Brief:
Using the entries shown below, output the line containing "Reproduce this chart", the line containing "Chart.register(...registerables);", and every line between them, exactly. Pictures are omitted.

Dataset content:
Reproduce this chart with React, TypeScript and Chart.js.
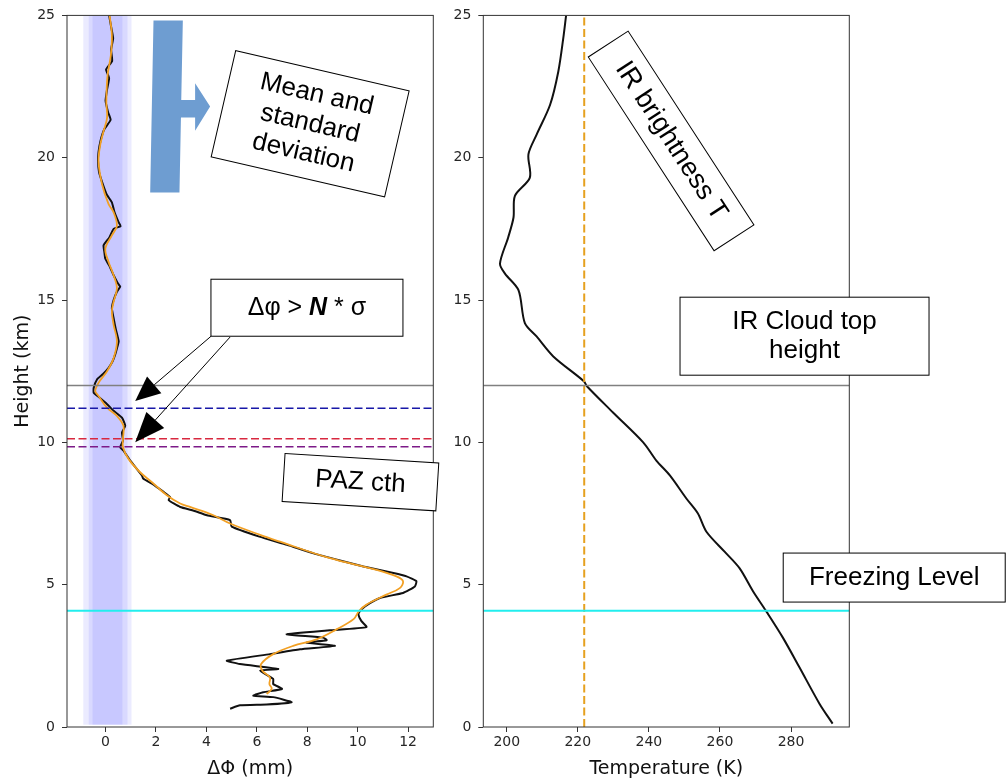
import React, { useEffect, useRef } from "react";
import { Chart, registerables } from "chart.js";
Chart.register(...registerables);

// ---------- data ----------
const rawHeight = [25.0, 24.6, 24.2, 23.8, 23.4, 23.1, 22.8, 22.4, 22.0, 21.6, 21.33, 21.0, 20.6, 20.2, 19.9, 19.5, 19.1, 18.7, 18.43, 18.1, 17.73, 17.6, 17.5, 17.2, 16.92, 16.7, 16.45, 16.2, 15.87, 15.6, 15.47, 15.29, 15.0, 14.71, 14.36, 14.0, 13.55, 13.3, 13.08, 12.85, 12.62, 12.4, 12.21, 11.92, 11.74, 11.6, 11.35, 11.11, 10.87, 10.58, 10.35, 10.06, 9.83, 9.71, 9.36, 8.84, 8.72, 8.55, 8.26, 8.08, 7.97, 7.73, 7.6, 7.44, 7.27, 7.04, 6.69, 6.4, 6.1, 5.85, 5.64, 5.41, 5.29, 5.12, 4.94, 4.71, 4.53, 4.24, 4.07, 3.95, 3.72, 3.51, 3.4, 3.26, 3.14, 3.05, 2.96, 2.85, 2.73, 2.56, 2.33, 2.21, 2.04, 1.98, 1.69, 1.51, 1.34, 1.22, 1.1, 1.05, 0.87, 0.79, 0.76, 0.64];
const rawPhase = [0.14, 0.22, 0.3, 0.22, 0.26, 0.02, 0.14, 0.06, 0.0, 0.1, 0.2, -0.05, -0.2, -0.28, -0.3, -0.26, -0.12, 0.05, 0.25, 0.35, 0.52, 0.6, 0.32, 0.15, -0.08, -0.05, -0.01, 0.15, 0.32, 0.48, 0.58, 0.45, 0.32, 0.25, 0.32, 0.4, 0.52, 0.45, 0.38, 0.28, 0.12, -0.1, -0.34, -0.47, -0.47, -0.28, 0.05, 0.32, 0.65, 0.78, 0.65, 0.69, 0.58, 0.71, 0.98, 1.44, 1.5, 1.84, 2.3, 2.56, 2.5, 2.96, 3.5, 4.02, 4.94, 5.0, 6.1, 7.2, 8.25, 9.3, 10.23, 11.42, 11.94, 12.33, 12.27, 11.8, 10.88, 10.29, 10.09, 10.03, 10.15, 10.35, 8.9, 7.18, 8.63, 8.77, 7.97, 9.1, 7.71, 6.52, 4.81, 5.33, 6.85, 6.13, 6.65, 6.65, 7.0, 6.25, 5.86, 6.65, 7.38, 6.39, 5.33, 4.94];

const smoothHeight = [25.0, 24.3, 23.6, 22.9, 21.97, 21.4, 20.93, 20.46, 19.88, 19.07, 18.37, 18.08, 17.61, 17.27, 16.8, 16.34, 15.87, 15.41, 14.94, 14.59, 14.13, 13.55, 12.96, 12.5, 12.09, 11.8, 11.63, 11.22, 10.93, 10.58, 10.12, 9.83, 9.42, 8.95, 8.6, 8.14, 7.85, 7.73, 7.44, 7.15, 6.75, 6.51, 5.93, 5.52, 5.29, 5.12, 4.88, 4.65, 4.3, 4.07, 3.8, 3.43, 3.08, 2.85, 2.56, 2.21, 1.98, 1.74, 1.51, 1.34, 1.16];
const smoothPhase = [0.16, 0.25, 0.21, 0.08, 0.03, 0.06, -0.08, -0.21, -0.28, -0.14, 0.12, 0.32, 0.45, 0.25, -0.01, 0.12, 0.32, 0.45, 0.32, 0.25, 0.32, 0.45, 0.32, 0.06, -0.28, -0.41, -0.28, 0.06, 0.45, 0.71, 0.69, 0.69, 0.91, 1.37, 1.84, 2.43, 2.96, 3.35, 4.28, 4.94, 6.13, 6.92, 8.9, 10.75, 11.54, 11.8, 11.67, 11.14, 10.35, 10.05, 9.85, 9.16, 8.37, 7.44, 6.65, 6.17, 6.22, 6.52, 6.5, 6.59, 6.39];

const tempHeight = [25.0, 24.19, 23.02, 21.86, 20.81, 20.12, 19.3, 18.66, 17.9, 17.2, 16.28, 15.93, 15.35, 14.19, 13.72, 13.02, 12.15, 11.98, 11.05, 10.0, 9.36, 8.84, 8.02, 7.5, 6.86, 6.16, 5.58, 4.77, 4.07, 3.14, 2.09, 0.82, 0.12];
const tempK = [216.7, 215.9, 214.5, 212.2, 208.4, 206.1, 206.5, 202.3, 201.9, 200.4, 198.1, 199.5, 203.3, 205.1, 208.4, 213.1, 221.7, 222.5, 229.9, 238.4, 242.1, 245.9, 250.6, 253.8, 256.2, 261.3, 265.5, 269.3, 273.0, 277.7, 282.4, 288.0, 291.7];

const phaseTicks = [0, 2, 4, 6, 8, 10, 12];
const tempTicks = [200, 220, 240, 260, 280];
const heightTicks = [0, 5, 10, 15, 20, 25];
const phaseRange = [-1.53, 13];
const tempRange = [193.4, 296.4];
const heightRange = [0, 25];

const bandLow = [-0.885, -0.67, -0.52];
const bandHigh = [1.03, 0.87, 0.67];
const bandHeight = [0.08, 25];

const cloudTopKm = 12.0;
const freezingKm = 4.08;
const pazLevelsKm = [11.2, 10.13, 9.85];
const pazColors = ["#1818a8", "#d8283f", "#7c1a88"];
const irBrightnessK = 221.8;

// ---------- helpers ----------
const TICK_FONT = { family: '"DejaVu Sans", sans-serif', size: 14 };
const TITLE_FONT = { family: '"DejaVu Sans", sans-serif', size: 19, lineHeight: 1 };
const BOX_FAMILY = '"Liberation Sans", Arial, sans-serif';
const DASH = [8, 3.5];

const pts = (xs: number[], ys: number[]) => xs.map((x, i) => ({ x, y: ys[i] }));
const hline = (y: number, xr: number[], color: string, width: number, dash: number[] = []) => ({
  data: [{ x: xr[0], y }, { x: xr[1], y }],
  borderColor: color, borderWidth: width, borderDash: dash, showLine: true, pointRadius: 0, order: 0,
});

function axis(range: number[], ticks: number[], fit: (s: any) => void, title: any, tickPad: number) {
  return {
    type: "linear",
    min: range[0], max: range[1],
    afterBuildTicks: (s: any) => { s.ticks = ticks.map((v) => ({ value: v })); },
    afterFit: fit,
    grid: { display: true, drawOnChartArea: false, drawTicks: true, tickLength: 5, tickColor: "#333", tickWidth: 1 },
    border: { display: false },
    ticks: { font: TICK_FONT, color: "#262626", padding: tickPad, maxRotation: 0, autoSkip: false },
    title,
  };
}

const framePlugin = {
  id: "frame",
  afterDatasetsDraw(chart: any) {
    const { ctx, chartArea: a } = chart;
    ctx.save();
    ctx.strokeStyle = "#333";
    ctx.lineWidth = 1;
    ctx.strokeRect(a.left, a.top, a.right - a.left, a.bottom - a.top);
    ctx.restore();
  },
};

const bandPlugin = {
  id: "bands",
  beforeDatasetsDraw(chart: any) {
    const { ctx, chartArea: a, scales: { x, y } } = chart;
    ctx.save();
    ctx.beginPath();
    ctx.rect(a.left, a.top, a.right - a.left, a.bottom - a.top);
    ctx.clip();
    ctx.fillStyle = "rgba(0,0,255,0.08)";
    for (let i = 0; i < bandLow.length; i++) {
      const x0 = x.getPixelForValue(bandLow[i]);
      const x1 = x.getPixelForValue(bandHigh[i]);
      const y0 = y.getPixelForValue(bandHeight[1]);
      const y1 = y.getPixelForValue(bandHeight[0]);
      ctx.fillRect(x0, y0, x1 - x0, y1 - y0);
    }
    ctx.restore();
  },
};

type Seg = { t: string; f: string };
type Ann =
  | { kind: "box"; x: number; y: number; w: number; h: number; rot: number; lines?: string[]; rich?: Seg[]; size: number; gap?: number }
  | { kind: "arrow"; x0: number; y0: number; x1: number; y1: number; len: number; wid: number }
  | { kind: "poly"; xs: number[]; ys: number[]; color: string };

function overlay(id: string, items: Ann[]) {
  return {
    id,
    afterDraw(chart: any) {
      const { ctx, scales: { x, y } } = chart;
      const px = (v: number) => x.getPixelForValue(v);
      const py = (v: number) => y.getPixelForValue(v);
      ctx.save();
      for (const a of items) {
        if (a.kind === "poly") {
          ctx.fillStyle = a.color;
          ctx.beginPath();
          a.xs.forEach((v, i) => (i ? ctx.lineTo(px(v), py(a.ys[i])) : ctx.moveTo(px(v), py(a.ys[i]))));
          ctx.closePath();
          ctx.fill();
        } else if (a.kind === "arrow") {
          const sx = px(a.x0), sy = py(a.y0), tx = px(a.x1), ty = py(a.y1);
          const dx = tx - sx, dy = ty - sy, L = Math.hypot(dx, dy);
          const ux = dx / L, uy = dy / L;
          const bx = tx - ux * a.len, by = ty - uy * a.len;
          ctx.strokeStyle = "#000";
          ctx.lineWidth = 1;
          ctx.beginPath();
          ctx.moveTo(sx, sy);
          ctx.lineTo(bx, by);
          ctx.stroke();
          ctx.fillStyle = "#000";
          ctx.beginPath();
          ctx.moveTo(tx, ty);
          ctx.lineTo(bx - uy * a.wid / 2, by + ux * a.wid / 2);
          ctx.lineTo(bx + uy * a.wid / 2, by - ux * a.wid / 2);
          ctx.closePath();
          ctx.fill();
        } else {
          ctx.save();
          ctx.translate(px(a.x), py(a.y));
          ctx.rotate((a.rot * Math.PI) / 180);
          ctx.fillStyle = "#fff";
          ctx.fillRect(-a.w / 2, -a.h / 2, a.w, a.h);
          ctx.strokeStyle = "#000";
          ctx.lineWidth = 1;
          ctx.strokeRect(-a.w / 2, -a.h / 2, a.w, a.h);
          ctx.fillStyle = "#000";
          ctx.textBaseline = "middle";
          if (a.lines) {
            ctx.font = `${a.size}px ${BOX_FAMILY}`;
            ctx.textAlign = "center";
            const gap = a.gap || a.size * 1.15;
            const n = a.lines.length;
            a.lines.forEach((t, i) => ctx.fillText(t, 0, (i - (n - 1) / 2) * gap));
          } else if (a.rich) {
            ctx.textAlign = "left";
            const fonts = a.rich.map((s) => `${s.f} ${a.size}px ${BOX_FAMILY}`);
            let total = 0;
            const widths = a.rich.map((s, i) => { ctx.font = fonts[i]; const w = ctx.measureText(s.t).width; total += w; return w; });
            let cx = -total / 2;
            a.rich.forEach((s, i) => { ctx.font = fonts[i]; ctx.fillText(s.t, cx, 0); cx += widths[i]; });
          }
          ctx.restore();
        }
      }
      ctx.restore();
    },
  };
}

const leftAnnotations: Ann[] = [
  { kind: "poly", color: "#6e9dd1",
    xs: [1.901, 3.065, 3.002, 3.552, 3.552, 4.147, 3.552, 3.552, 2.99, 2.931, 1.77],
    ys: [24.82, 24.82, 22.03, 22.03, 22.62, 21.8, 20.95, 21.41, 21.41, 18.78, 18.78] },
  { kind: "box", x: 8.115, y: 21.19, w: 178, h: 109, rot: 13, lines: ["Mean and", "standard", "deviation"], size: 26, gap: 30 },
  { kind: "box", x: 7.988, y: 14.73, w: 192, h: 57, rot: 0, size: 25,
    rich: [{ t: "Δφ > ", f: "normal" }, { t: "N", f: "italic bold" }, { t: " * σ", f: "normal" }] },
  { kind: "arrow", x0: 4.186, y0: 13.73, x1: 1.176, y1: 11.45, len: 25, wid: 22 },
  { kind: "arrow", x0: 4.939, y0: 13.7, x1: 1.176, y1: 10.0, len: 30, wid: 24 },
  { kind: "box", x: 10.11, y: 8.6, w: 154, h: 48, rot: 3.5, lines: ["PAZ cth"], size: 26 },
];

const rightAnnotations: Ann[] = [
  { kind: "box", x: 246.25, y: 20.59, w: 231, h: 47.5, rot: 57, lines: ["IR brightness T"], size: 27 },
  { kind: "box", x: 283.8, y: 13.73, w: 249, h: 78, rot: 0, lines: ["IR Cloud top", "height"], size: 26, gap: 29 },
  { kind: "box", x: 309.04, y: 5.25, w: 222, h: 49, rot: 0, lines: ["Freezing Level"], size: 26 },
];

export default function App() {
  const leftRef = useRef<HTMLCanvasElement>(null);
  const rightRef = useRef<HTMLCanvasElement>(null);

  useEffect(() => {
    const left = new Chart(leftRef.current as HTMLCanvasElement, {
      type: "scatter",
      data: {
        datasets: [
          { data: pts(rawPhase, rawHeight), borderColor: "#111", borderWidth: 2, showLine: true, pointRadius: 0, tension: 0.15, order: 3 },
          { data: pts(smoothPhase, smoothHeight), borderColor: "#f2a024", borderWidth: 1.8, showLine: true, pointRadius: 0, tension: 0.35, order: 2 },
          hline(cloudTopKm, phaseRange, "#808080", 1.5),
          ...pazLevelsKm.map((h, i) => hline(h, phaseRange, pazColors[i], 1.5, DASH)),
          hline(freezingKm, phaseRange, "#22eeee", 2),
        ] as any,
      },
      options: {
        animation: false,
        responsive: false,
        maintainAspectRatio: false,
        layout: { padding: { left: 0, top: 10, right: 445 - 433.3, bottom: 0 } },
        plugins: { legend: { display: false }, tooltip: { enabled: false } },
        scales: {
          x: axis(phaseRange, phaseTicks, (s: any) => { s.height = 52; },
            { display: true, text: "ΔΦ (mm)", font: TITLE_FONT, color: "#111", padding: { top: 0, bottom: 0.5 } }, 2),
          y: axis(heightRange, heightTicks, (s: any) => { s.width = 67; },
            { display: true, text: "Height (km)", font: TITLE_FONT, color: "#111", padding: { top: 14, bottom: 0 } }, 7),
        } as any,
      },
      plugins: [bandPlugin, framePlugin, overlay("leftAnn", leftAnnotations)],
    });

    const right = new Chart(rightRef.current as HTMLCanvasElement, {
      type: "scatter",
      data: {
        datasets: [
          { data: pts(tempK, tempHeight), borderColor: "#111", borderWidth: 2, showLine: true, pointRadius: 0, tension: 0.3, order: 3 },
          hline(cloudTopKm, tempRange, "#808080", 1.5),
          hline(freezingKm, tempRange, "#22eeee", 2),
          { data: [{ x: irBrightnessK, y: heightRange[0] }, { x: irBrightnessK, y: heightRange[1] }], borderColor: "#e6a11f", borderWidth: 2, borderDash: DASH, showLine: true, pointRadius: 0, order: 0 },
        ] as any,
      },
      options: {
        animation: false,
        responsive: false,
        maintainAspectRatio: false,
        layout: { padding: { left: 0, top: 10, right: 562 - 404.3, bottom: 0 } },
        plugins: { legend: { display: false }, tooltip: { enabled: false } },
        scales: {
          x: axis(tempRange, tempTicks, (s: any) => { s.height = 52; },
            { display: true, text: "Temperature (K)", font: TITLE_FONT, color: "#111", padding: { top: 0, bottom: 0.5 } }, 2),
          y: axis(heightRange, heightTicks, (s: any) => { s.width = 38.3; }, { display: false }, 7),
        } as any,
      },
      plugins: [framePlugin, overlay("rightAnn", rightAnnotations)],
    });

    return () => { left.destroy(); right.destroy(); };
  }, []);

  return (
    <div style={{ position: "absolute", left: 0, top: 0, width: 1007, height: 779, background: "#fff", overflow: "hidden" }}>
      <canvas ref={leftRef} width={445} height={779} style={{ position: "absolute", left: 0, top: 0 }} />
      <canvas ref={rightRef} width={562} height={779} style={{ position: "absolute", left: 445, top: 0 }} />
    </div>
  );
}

==

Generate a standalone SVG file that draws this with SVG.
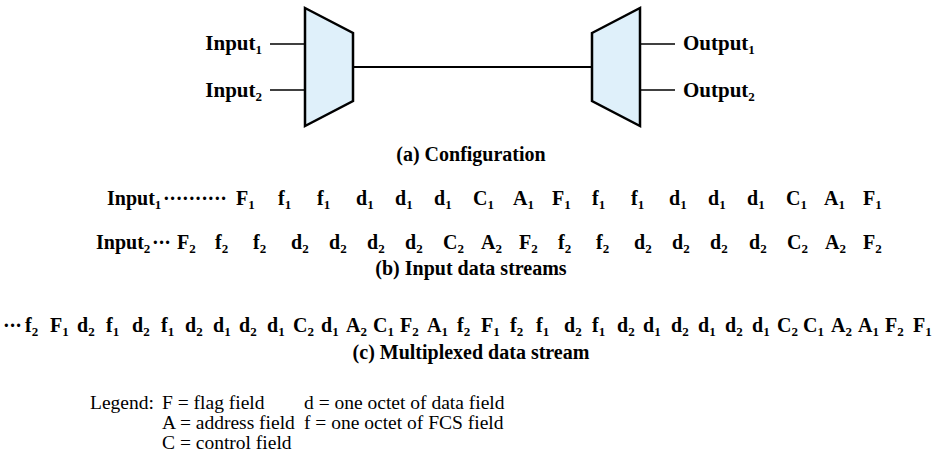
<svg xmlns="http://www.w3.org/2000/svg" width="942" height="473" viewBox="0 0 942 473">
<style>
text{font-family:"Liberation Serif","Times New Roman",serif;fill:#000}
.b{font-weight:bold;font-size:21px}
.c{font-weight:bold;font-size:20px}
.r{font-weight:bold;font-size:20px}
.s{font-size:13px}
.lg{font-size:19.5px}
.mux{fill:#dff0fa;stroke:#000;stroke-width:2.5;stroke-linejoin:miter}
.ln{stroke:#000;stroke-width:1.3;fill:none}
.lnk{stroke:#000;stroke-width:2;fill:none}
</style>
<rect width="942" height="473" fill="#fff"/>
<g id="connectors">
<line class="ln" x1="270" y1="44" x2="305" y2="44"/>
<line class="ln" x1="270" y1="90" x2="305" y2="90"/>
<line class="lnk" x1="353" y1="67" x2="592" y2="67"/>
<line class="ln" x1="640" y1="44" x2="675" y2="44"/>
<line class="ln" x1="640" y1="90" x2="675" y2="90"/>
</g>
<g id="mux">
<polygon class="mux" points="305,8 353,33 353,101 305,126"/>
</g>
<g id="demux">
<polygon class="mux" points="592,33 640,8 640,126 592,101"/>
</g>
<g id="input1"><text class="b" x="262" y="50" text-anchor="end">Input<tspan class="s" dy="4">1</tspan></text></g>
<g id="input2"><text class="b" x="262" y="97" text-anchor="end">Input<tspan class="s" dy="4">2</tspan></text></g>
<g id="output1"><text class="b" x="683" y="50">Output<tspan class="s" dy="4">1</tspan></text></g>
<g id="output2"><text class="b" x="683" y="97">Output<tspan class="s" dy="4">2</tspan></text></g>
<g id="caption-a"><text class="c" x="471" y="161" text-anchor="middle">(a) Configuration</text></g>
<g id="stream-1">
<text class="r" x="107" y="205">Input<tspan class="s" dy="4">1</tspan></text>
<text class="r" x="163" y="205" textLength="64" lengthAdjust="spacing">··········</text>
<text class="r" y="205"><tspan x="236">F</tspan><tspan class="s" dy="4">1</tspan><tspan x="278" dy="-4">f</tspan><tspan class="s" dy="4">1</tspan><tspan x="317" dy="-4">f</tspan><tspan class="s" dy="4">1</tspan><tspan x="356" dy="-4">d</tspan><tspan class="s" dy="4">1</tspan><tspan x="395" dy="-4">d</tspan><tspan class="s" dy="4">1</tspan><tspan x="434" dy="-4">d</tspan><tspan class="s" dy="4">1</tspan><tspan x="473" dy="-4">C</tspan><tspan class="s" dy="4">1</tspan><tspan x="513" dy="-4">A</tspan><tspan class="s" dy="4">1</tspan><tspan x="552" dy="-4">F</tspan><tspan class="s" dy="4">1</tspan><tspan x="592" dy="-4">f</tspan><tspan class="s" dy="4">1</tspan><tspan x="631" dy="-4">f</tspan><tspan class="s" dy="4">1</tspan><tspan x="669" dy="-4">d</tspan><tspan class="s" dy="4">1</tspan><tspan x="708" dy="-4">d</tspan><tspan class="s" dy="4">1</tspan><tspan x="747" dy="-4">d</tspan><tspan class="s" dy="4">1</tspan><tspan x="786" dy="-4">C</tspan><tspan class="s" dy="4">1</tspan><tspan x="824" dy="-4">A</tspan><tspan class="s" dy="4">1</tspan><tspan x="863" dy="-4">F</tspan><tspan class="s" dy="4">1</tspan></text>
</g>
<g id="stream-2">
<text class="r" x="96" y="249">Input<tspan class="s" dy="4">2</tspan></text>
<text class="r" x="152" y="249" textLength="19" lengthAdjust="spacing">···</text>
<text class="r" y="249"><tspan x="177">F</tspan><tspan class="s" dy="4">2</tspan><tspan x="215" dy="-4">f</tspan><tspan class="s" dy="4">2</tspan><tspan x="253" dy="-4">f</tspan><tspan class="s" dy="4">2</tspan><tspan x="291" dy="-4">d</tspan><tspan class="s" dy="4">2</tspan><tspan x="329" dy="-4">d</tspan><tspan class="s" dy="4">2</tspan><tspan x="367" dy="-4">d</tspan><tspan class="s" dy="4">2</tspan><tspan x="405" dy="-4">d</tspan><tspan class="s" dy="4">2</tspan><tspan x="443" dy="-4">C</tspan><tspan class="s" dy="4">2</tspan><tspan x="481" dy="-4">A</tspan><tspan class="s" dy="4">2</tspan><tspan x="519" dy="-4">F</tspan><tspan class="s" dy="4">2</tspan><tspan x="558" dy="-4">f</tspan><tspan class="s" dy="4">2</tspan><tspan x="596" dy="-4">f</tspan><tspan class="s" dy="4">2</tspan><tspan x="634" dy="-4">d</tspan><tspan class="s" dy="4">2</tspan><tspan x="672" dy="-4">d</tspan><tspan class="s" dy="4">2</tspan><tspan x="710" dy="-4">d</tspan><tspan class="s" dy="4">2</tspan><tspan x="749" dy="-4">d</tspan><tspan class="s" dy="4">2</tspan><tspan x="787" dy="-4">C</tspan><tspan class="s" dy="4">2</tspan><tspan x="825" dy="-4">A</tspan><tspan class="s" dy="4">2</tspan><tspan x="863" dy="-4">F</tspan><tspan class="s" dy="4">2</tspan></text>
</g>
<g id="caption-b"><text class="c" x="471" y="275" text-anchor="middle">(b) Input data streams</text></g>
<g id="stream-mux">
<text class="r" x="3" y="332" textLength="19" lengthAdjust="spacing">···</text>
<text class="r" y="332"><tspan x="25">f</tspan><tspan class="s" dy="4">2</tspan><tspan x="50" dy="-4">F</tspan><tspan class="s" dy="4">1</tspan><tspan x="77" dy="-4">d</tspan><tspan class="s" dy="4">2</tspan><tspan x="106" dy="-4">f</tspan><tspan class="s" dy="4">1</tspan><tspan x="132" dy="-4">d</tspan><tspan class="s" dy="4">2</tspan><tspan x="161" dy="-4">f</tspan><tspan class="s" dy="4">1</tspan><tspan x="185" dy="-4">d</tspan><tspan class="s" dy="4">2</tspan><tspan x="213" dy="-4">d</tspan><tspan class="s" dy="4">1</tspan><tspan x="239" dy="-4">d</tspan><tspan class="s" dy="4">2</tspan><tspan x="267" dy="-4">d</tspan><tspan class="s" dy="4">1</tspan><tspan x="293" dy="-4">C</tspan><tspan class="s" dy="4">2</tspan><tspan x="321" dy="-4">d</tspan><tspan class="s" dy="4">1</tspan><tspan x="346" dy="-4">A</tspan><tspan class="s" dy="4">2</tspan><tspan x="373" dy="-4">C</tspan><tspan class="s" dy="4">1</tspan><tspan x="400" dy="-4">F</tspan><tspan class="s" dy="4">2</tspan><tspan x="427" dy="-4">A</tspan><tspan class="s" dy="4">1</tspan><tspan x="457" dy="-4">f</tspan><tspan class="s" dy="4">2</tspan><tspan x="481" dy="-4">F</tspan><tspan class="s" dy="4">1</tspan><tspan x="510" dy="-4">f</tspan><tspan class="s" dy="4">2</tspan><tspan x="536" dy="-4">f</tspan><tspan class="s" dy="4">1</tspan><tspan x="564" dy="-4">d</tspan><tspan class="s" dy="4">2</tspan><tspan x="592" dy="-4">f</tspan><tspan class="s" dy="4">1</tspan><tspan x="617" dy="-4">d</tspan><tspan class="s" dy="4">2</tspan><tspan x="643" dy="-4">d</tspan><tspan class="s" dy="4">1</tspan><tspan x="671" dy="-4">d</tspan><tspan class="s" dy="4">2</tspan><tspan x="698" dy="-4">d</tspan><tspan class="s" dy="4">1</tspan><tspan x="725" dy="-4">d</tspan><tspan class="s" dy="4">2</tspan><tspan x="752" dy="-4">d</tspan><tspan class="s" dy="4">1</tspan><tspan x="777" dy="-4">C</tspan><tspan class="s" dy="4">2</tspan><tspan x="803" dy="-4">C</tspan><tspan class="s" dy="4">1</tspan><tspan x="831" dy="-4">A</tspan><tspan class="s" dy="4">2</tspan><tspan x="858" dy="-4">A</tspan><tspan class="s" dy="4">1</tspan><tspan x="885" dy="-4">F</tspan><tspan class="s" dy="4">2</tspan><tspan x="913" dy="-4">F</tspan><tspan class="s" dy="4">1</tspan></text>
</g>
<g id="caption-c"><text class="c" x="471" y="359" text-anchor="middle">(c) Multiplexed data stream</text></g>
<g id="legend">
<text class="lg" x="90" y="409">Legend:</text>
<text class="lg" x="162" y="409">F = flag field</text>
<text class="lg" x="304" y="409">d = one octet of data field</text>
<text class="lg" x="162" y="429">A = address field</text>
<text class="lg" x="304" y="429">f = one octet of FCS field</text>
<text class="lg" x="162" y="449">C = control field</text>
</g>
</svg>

Finished task:
Reproduce this chart with React, TypeScript and Chart.js.
import React, { useEffect, useRef } from "react";
import { Chart, registerables } from "chart.js";
Chart.register(...registerables);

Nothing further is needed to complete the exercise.